The timing of the executives’ stock sales in 2023, including the establishment of Rule 10b5-1 trading plans only one month prior to the stock sales that occurred the week before SVB’s demise, is particularly problematic in light of the Securities and Exchange Commission’s (SEC) December 2022 adoption of amendments to Rule 10b5-1. Those amendments are designed to boost investor protection and help shareholders understand when and how insiders are trading in company securities. Notably, the updates become effective on April 1, 2023, and require that executive and director trading plans build in a 90-day cooling-off period between a plan’s adoption and commencement of trading under the plan.
By entering into their trading plans prior to the effective date of the Rule 10b5-1 amendments, the SVB Group CEO and CFO avoided that cooling-off period, which is intended “to provide a separation in time between the adoption of the plan and the commencement of trading under the plan so as to minimize the ability of an insider to benefit from any material nonpublic information.” In addition, like any other executive using a 10b5-1 plan, SVB’s executives are required to have entered into their trading plans in good faith and “not aware of any material nonpublic information about the security.”
SVB’s financial distress emerged in 2022, as its bond portfolio showed large unrealized losses and its deposit base began to decline. Its balance sheet and liquidity position worsened in early 2023, and SVB feared a credit rating downgrade. The bank began working to raise capital to avoid insolvency, but those measures failed on March 8, 2023. Those measures reportedly started taking shape ten days prior, indicating that SVB’s financial difficulties had been progressing for some time. The continuing problems at SVB call into question the timeline for the executives’ February stock sales and the January trading plans.

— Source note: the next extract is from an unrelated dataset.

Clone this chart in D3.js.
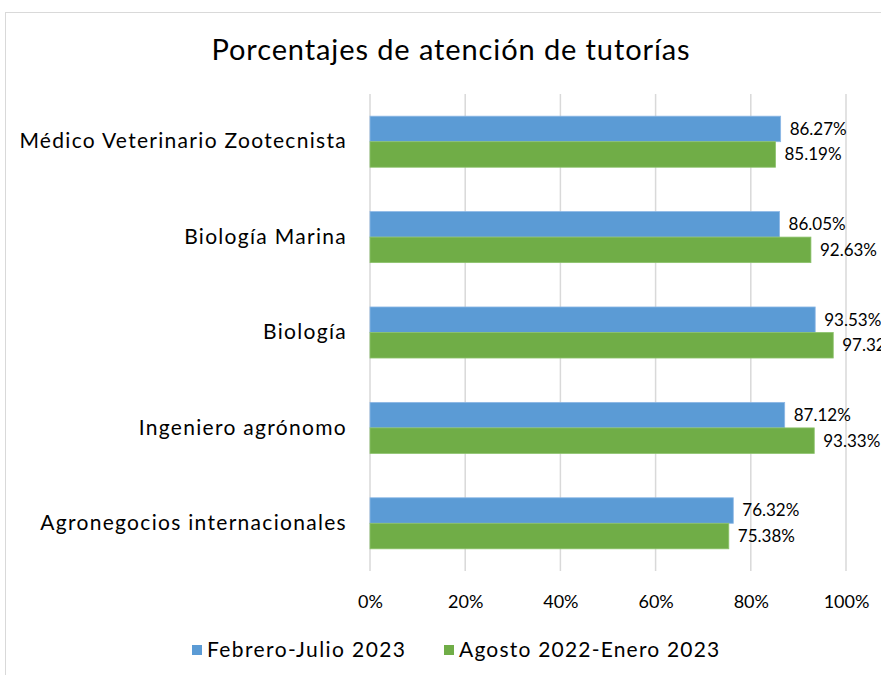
<!DOCTYPE html>
<html lang="es">
<head>
<meta charset="UTF-8">
<title>Porcentajes de atención de tutorías</title>
<script src="https://cdnjs.cloudflare.com/ajax/libs/d3/7.8.5/d3.min.js"></script>
<style>
    body { margin: 0; background: #fff; }
    svg { display: block; font-family: "Lato", "Open Sans", sans-serif; }
</style>
</head>
<body>
<svg id="chart"></svg>
<script>
// data
const categories = [
    "Médico Veterinario Zootecnista",
    "Biología Marina",
    "Biología",
    "Ingeniero agrónomo",
    "Agronegocios internacionales"
];
const seriesNames = ["Febrero-Julio 2023", "Agosto 2022-Enero 2023"];
const febJul2023 = [86.27, 86.05, 93.53, 87.12, 76.32];
const ago2022Ene2023 = [85.19, 92.63, 97.32, 93.33, 75.38];
const xTicks = [0, 20, 40, 60, 80, 100];
const colors = ["#5B9BD5", "#70AD47"];

const W = 881, H = 675;
const margin = {left: 370, right: 35, top: 94, bottom: 104};
const width = 846 - margin.left;
const height = 571 - margin.top;

const svg = d3.select("#chart").attr("width", W).attr("height", H);

// chart border (right / bottom run off the picture)
svg.append("rect")
    .attr("x", 5.5).attr("y", 12.5)
    .attr("width", 900).attr("height", 700)
    .attr("fill", "none")
    .attr("stroke", "#d9d9d9");

svg.append("text")
    .attr("x", 451).attr("y", 60)
    .attr("text-anchor", "middle")
    .style("font-size", "29px")
    .style("letter-spacing", "0.9px")
    .attr("fill", "#000")
    .text("Porcentajes de atención de tutorías");

const g = svg.append("g").attr("transform", `translate(${margin.left},${margin.top})`);

const x = d3.scaleLinear().domain([0, 100]).range([0, width]);
const y = d3.scaleBand().domain(categories).range([0, height])
    .paddingInner(0.465).paddingOuter(0.2325);
const ySub = d3.scaleBand().domain([0, 1]).range([0, y.bandwidth()]);

// gridlines
g.append("g")
    .selectAll("line")
    .data(xTicks)
    .join("line")
    .attr("x1", d => x(d)).attr("x2", d => x(d))
    .attr("y1", 0).attr("y2", height)
    .attr("stroke", "#d9d9d9")
    .attr("stroke-width", 1.5);

// x axis labels
const xAxis = d3.axisBottom(x).tickValues(xTicks).tickFormat(d => d + "%").tickSize(0).tickPadding(24);
g.append("g")
    .attr("transform", `translate(0,${height})`)
    .call(xAxis)
    .call(s => s.select(".domain").remove())
    .selectAll("text")
    .style("font-size", "18px")
    .style("font-family", "Lato, sans-serif")
    .attr("fill", "#000");

// y axis labels
const yAxis = d3.axisLeft(y).tickSize(0).tickPadding(23);
g.append("g")
    .call(yAxis)
    .call(s => s.select(".domain").remove())
    .selectAll("text")
    .style("font-size", "21px")
    .style("letter-spacing", "1.3px")
    .style("font-family", "Lato, sans-serif")
    .attr("fill", "#000");

const series = [febJul2023, ago2022Ene2023];

series.forEach((vals, si) => {
    const rows = categories.map((c, i) => ({c, v: vals[i]}));
    g.append("g")
        .selectAll("rect")
        .data(rows)
        .join("rect")
        .attr("x", 0)
        .attr("y", d => y(d.c) + ySub(si))
        .attr("width", d => x(d.v))
        .attr("height", ySub.bandwidth())
        .attr("fill", colors[si])
        .attr("stroke", si === 0 ? "#8db8e6" : "#8cc26b")
        .attr("stroke-width", 0.8);

    g.append("g")
        .selectAll("text")
        .data(rows)
        .join("text")
        .attr("x", d => x(d.v) + 9)
        .attr("y", d => y(d.c) + ySub(si) + ySub.bandwidth() / 2)
        .attr("dy", "0.35em")
        .style("font-size", "17px")
        .attr("fill", "#000")
        .text(d => d.v.toFixed(2) + "%");
});

// legend
const legend = svg.append("g").attr("transform", "translate(0,650)");
const legendX = [192, 444];
const legendSpacing = ["1.4px", "1.2px"];
seriesNames.forEach((name, i) => {
    legend.append("rect")
        .attr("x", legendX[i]).attr("y", -5)
        .attr("width", 10).attr("height", 10)
        .attr("fill", colors[i]);
    legend.append("text")
        .attr("x", legendX[i] + 15).attr("y", 0)
        .attr("dy", "0.35em")
        .style("font-size", "21px")
        .style("letter-spacing", legendSpacing[i])
        .attr("fill", "#000")
        .text(name);
});
</script>
</body>
</html>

The Senate Committee on Banking, Housing, and Urban Affairs began to consider the management failures at SVB and the need for regulatory and supervisory enhancements at a hearing held on March 28, 2023, titled “Recent Bank Failures and the Federal Regulatory Response”. At that hearing, several Senators expressed concern over the size and timing of the SVB Group executives’ stock sales. The questions posed by Committee Members underscore the need for clear guidelines for trading by corporate insiders and for a framework that prevents gaming and abuse.
We believe that given the circumstances of the SVB Group stock sales the SEC must thoroughly review the circumstances of all the recent transactions. In fact, the sharp decline in the stock prices of several financial institutions means broader analysis may be necessary. While we expect the SEC’s amendments to Rule 10b5-1 will increase transparency and reduce gaming of stock sales, the SEC must evaluate compliance and enforce violations when appropriate. Trust that our markets operate fairly and efficiently for investors is the bedrock foundation of our financial system. Betrayal of that trust must be addressed to the fullest extent possible. Should regulators require additional tools in order to promote transparency and protect shareholders, we stand ready to work with you on such measures.
Thank you for your prompt attention to this matter.